After stirring a flurry of reactions over her Tweets calling out wage inequality at the Walt Disney Co. on Sunday, Abigail Disney, a filmmaker and philanthropist who is the grand niece of Walt Disney, penned an opinion column outlining her arguments against Disney’s pay practices.
In her op-ed, which was published in the Washington Post with the headline “It’s time to call out my family’s company — and anyone else rich off their workers’ backs,” Disney said the pay of Robert Iger (which she says was $65 million in 2018, according to Equilar) was “naked indecency.”
“That’s 1,424 times the median pay of a Disney worker. To put that gap in context, in 1978, the average CEO made about 30 times a typical worker’s salary. Since 1978, CEO pay has grown by 937 percent, while the pay of an average worker grew just 11.2 percent,” pointed Disney, adding that this “growth in inequality has affected every corner of American life.”
She said Disney gave more than 125,000 employees a $1,000 bonus in in 2018 but then spent $3.6 billion to “buy shares back to drive up its stock price and thus enrich its shareholders.”
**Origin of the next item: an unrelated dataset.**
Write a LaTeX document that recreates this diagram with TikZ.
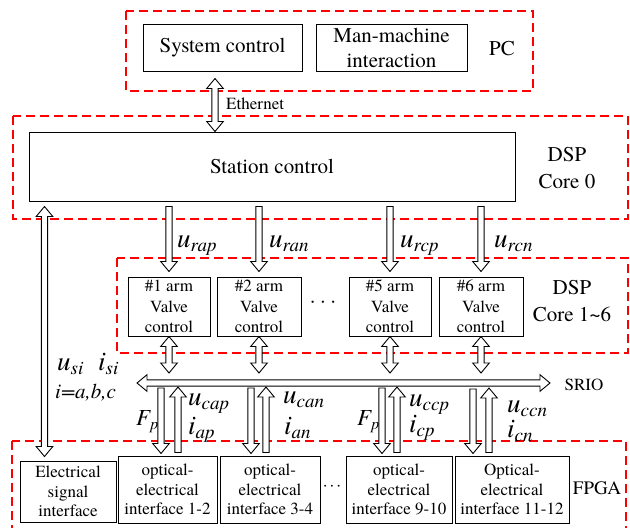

Disney issued a statement to Fast Company about its compensation, saying that “Disney has made historic investments to expand the earning potential and upward mobility of our workers, implementing a starting hourly wage of $15 at Disneyland that’s double the federal minimum wage.”
But the Disney heiress said the company has also lobbied against a ballot initiative to increase the minimum wage to $15 an hour for certain employees in Anaheim. The ballot eventually passed last November.
She ended her op-ed suggesting that the Walt Disney Co. leadership start “(rewarding) all the people who make (the company) successful, help rebuild the American middle class and respect the dignity of the men and women who work just as hard as (they) do to make Disney the amazing company it is.”